Merseyside Police officers who serve as reservists in the military are showing their support for National Reserves Day, which gives organisations the chance to thank their staff for giving up their spare time to serve their country.
Reservists have to balance their civilian life with a military career, and are prepared to be on hand to serve their country if needed. They are currently supporting operations worldwide including in Iraq, Afghanistan and South Sudan.
Speaking at an event last night (Tuesday 20 June) at Bootle Town Hall in Sefton, where the 4th Battalion of the Duke of Lancaster’s Regiment received the freedom of the borough, Chief Constable Andy Cooke, said: “I am conscious that the contribution reservists make to this country’s armed forces can sometimes go unrecognised.
“Staff here at Merseyside Police often go beyond the call of duty in their day jobs, so I’m not surprised so many of them volunteer to give up their free time to serve in the military.
“It’s vital that we recognise our officers and staff, who alongside their day job, work as reservists to protect the country. I would like to thank them for their dedication, professionalism and commitment in serving their country.
“It was a proud moment for me to spend time with members of the regiment and with Andrew Holsgrove, who has been working for Merseyside Police for 15 years and has just returned from seven months’ service as a reservist with the United Nations in Cyprus. The visit gave me a real insight into the hard work they do and I am really proud of all the Merseyside Police reservists who give up their spare time to protect others.

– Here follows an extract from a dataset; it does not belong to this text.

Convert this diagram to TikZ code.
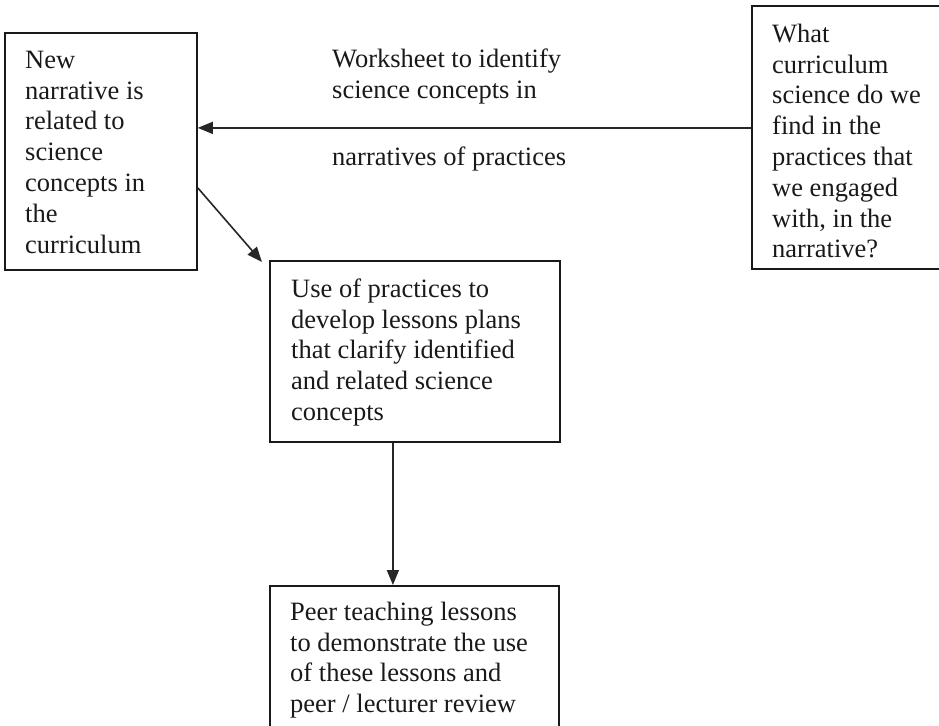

Andrew Holsgrove added: “Merseyside Police has been very supportive towards me and other reservists who are also police officers. Our military commitments mean we can be away from work for some time but we always feel fully supported by our senior managers
“I have recently returned to work after seven months’ service in Cyprus for the United Nations. I believe this experience both benefits the police and the army. I have gained lots of transferable skills such as communication, conflict resolution, cultural sensitivities and the discipline needed to serve.
“Receiving the freedom of Sefton last night was a proud moment both for me and the regiment. This kind of honour shows the community really does appreciate the sacrifices service personnel make when serving their country.”